Volume is at an all-time low. I had to crank up my speaker and software volume to the maximum and still had trouble hearing the dialogue. You could not possibly eat potato chips and listen to this at the same time!
The movie itself is pretty good, perhaps worthy of three stars. Some good points: a nice, recurring love/fantasy theme music or melody. Perhaps the love theme is derived from the bridal costumes and weddings. Parts of the movie are quite haunting. There are no luscious beauties here at all found in other Bava films; the women are rather plain with the exception of what appears to be one beautiful, tall Black woman walking by (quick) and an extremely nice, long pair of legs close-up.

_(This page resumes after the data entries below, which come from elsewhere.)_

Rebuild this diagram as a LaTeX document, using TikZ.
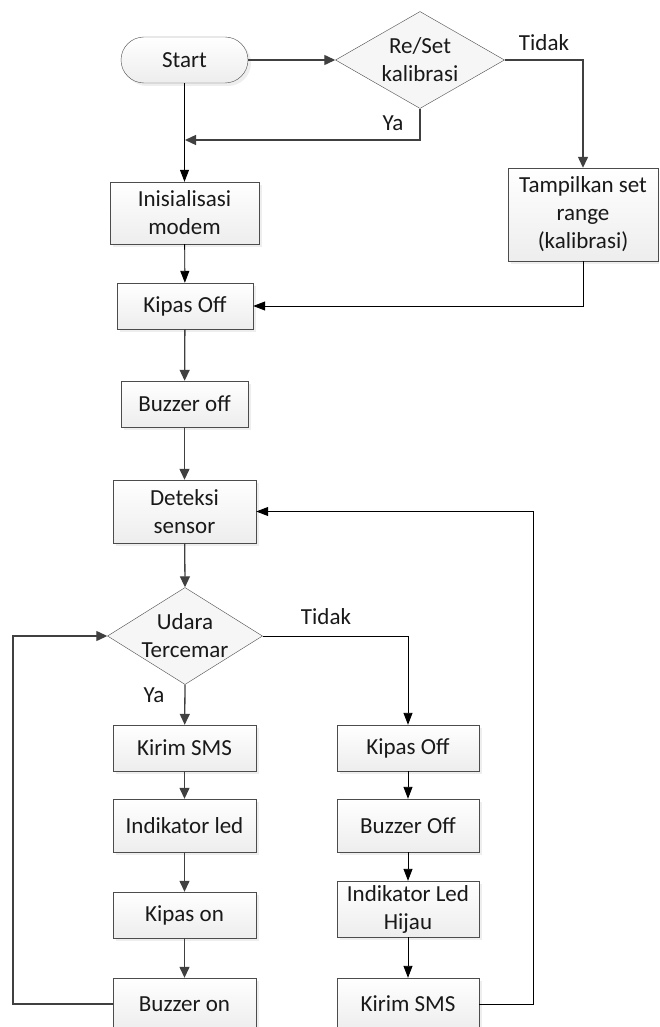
\documentclass[tikz,border=0pt]{standalone}
\usepackage{fontspec}
\setmainfont{Carlito}
\usetikzlibrary{arrows.meta,shapes.geometric,shadows}

\begin{document}
\begin{tikzpicture}[x=1pt,y=-1pt,
		box/.style={rectangle,draw=black!70,top color=white,bottom color=gray!14,
			drop shadow={shadow xshift=3pt,shadow yshift=-3pt,fill=gray!25},
			minimum height=46pt,inner sep=2pt,text=black!90,align=center,
			font=\fontsize{23}{28}\selectfont},
		term/.style={box,rounded corners=23pt},
		dec/.style={diamond,draw=black!70,fill=gray!7,inner sep=0pt},
		dectext/.style={text=black!90,align=center,font=\fontsize{23}{28}\selectfont},
		lbl/.style={text=black!90,font=\fontsize{23}{28}\selectfont},
		flow/.style={draw=black!75,line width=1.3pt,-{Triangle[length=11pt,width=10pt]}},
		flowthin/.style={draw=black,line width=0.9pt,-{Triangle[length=12pt,width=9pt]}}]
	\useasboundingbox (0,0) rectangle (659,1027);
	\fill[white] (0,0) rectangle (659,1027);
	\clip (0,0) rectangle (659,1027);

	% awal
	\node[term,minimum width=127pt] (start) at (184.5,60) {Start};
	\node[dec,minimum width=169pt,minimum height=97pt] (kal) at (420,60) {};
	\node[dectext] (kaltxt) at (kal) {Re/Set\\kalibrasi};
	\node[box,minimum width=149pt,minimum height=62pt] (init) at (184.5,213) {Inisialisasi\\modem};
	\node[box,minimum width=150pt,minimum height=93pt] (tampil) at (583,214.5) {Tampilkan set\\range\\(kalibrasi)};
	\node[box,minimum width=136pt] (kipas1) at (185,306) {Kipas Off};
	\node[box,minimum width=127pt] (buzz1) at (184.5,404) {Buzzer off};
	\node[box,minimum width=143pt,minimum height=63pt] (deteksi) at (184.5,511.5) {Deteksi\\sensor};
	\node[dec,minimum width=155pt,minimum height=97pt] (udara) at (185,636) {};
	\node[dectext] (udaratxt) at (udara) {Udara\\Tercemar};

	% cabang ya
	\node[box,minimum width=143pt] (sms1) at (184.5,748) {Kirim SMS};
	\node[box,minimum width=143pt,minimum height=53pt] (led1) at (184.5,825.5) {Indikator led};
	\node[box,minimum width=143pt] (kipas2) at (184.5,915) {Kipas on};
	\node[box,minimum width=143pt,minimum height=52pt] (buzz2) at (184.5,1004) {Buzzer on};

	% cabang tidak
	\node[box,minimum width=142pt] (kipas3) at (408,748) {Kipas Off};
	\node[box,minimum width=142pt,minimum height=53pt] (buzz3) at (408,825.5) {Buzzer Off};
	\node[box,minimum width=142pt,minimum height=56pt] (ledh) at (408,909) {Indikator Led\\Hijau};
	\node[box,minimum width=142pt,minimum height=52pt] (sms2) at (408,1004) {Kirim SMS};

	\coordinate (ya1) at (185,140);
	\coordinate (lp) at (13,636);
	\coordinate (rp) at (533,511.5);

	\draw[flow] (start) -- (kal);
	\draw[flow] (kal.east) -| (tampil.north);
	\draw[flow] (kal.south) |- (ya1);
	\draw[flowthin] (start) -- (init);
	\draw[flowthin] (init) -- (kipas1);
	\draw[flowthin] (tampil.south) |- (kipas1.east);
	\draw[flow] (kipas1) -- (buzz1);
	\draw[flow] (buzz1) -- (deteksi);
	\draw[flow] (deteksi) -- (udara.north);
	\draw[flow] (udara.south) -- (sms1);
	\draw[flowthin] (udara.east) -| (kipas3.north);
	\draw[flow] (sms1) -- (led1);
	\draw[flow] (led1) -- (kipas2);
	\draw[flow] (kipas2) -- (buzz2);
	\draw[flow] (buzz2.west) -| (lp) -- (udara.west);
	\draw[flowthin] (kipas3) -- (buzz3);
	\draw[flowthin] (buzz3) -- (ledh);
	\draw[flowthin] (ledh) -- (sms2);
	\draw[flowthin] (sms2.east) -| (rp) -- (deteksi.east);

	% label
	\node[lbl] (tidak1) at (544,43) {Tidak};
	\node[lbl] (ya1lbl) at (393,123) {Ya};
	\node[lbl] (tidak2) at (326,617) {Tidak};
	\node[lbl] (ya2lbl) at (154,695) {Ya};
\end{tikzpicture}
\end{document}
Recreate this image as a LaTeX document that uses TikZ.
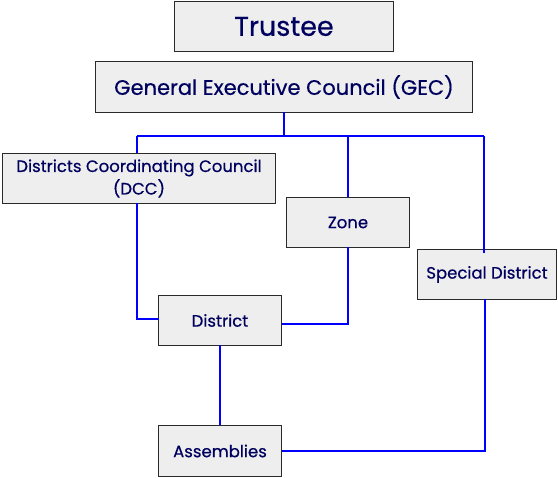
\documentclass[tikz,border=0pt]{standalone}
\usepackage{fontspec}
\setmainfont{Poppins}
\newfontfamily\unitfont{Poppins}[FakeBold=0.5]
\usetikzlibrary{positioning}

\definecolor{boxfill}{HTML}{EEEEEE}
\definecolor{boxline}{HTML}{2A2A2A}
\definecolor{navytext}{HTML}{00005E}
\definecolor{linkblue}{HTML}{0000FF}

\begin{document}
\begin{tikzpicture}
  [x=1pt, y=-1pt,
   unit/.style = {draw=boxline, fill=boxfill, line width=1.6pt,
                  text=navytext, inner sep=0pt, outer sep=0pt,
                  align=center, font=\unitfont\fontsize{16.5}{22.5}\selectfont},
   link/.style = {draw=linkblue, line width=1.5pt}]

  \useasboundingbox (0,0) rectangle (558,478);

  \node[unit, minimum width=219pt, minimum height=50pt,
        font=\unitfont\fontsize{27}{30}\selectfont]
                    (trustee)    at (284,26.5)          {Trustee};
  \node[unit, minimum width=377pt, minimum height=51pt,
        font=\unitfont\fontsize{21}{24}\selectfont]
                    (gec)        [below=10pt of trustee] {General Executive Council (GEC)};
  \node[unit, minimum width=273pt, minimum height=50pt]
                    (dcc)        at (139,178.5)          {Districts Coordinating Council\\(DCC)};
  \node[unit, minimum width=123pt, minimum height=50pt]
                    (zone)       at (348,222.5)          {Zone};
  \node[unit, minimum width=139pt, minimum height=50pt]
                    (special)    at (487,274.5)          {Special District};
  \node[unit, minimum width=123pt, minimum height=50pt]
                    (district)   at (220,320.5)          {District};
  \node[unit, minimum width=123pt, minimum height=51pt]
                    (assemblies) [below=80pt of district] {Assemblies};

  \coordinate (bus left)  at (137,136);
  \coordinate (bus right) at (484,136);

  % from the GEC down to the bus
  \path[link] (gec.south) -- (gec.south |- bus left);
  \path[link] (bus left) -- (bus right);
  \path[link] (bus left) -- (bus left |- dcc.north);
  \path[link] (zone.north |- bus left) -- (zone.north);
  \path[link] (bus right) -- ([yshift=-4pt]bus right |- special.north);

  % into the district and the assemblies
  \path[link] (bus left |- dcc.south) |- ([yshift=1.5pt]district.west);
  \path[link] (zone.south) |- ([yshift=-3.5pt]district.east);
  \path[link] (district.south) -- (assemblies.north -| district.south);
  \path[link] ([xshift=-2pt]special.south) |- (assemblies.east);
\end{tikzpicture}
\end{document}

While the theme music is pleasant, there are nauseating guitar sequences during action shots. Horror buffs and people who crave gore will not find either in this movie. Own this only if you are serious about building a Mario Bava collection (I am).
probably the best this movie will ever look
Bava's intriguing and original twist on the Italian giallo (a genre he had pretty much invented with Evil Eye and Blood and Black Lace) with an empathic view towards the killer (who is never hidden like in other thrillers but revealled right at the start). However, this is not a harrowing portrait of perversity like Henry:Portrait of a Serial Killer or even Psycho. Bava's colourful compositions and beautiful cinematography give the proceedings a decidedly playful appeal - and his surreal flashbacks whenever the killer strikes avoids the use of on-screen gore. His use of voice-overs in the opening is inspired, as our 'hero' ponders his madness, what drives him to kill, etc. All this is delivered with a suitible ironic european flavour that non-Bava fans may be rather baffled by.
It's a shame that 'Hatchet' didn't receive the sort of dvd treatment 'Black Sunday' or 'Lisa & the Devil' got from Image, but it's a solid addition to any collection of Bava's work or fans of early Italian horror. The image quality looks reasonable enough, but the sound quality is rather distracting, although perfectly audible. Of course there aren't any extras.